Booth Id:
CBIO013
Category:
Computational Biology and Bioinformatics
Year:
2024
Finalist Names:
Lim, Wan Qin (School: Hwa Chong Institution)
Abstract:
The World Health Organisation’s Blueprint Priority Disease Nipah henipavirus’ (NiV) deadly pandemic potential has been evidenced by outbreaks across the world. High mortality rates of up to 91% across countries such as India, Malaysia and Philippines renders it distressing as no approved vaccines and therapeutics exist to this date. Current in silico methods to discover a cure rely on molecular docking and dynamics which are computationally intensive and time-consuming. Hence, deep learning Drug-Target-Affinity (DTA) models, able to predict drug-target interactions within seconds, present an attractively accelerated approach to circumvent tedious protein and chemical environment preparations required for simulations. Present DTA architectures encode protein residues for learning, often using Convolutional Neural Networks that neglect structural information.
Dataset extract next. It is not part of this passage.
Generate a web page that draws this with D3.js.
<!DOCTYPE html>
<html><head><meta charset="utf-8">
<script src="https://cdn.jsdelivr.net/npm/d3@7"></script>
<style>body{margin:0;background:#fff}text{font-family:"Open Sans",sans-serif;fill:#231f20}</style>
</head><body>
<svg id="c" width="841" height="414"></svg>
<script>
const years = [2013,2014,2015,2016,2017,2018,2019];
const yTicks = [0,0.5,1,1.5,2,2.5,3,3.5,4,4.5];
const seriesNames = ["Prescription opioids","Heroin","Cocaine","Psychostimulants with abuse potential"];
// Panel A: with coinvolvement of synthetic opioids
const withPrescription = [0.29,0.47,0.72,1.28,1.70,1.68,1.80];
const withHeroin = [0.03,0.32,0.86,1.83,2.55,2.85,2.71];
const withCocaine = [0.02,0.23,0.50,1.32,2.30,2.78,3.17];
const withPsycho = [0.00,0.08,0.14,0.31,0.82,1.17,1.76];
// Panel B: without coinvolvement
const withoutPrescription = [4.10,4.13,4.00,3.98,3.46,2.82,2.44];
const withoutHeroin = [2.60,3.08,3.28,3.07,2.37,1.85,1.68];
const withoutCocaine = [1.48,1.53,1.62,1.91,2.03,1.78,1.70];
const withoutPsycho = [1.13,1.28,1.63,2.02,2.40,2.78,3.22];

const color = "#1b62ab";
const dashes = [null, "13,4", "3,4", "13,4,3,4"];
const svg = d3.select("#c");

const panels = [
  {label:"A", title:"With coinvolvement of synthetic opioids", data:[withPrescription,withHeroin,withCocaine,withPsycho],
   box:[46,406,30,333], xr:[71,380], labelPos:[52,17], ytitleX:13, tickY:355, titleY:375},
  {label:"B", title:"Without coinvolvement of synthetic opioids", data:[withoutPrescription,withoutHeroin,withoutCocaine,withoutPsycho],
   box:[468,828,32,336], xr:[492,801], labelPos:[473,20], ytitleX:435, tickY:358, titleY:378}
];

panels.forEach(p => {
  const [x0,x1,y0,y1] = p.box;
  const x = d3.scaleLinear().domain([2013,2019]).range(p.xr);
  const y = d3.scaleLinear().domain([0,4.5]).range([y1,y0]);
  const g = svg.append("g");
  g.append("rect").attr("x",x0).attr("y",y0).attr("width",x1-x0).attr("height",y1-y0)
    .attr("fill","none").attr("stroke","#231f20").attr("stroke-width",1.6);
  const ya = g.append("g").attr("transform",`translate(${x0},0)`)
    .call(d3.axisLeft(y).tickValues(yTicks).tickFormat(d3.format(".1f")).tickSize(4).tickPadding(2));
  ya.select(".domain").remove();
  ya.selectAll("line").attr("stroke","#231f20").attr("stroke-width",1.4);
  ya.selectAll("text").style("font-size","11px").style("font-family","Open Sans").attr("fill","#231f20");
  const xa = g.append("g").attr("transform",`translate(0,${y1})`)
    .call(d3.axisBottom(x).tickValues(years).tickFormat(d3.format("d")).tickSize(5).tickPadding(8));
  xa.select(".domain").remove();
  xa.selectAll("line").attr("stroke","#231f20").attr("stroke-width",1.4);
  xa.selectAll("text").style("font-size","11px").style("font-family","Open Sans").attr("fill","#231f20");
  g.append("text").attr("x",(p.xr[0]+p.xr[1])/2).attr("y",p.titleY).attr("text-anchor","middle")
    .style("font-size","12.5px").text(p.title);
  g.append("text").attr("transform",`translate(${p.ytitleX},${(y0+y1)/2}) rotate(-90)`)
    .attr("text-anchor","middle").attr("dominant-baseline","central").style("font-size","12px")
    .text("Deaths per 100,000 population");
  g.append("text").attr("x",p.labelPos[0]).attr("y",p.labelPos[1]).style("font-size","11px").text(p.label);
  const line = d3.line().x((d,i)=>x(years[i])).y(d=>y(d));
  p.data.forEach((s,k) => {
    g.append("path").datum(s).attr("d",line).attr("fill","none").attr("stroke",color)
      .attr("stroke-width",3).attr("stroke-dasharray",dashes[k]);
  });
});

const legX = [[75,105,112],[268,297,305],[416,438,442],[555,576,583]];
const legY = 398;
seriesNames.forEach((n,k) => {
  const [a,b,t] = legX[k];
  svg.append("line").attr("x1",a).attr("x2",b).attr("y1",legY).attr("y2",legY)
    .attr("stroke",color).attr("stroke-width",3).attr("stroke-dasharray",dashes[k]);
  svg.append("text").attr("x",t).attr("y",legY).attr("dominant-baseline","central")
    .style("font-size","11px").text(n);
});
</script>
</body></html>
To greatly enhance the predictive prowess of DTA models, this study curates novel Graph Neural Network model DeepGraphDTI, which builds graph representations of proteins from atomic-level properties by converting protein sequences into Simplified Molecular-Input Line-Entry System strings, allowing high-resolution structural attributes to be extracted. DeepGraphDTI surpassed performances of existing state-of-the-art models, proving itself a potent tool for diverse applications in drug discovery such as unearthing novel drugs against emerging pathogens. In this study, DeepGraphDTI identified potential inhibitors against the NiV attachment and fusion glycoproteins from 1,040 drugs in the Global Health Priority Box, Pandemic Response Box and Pathogen Box, which were further verified by molecular docking. 7 promising drugs were thus selected for future in vitro and vivo experimental evaluation.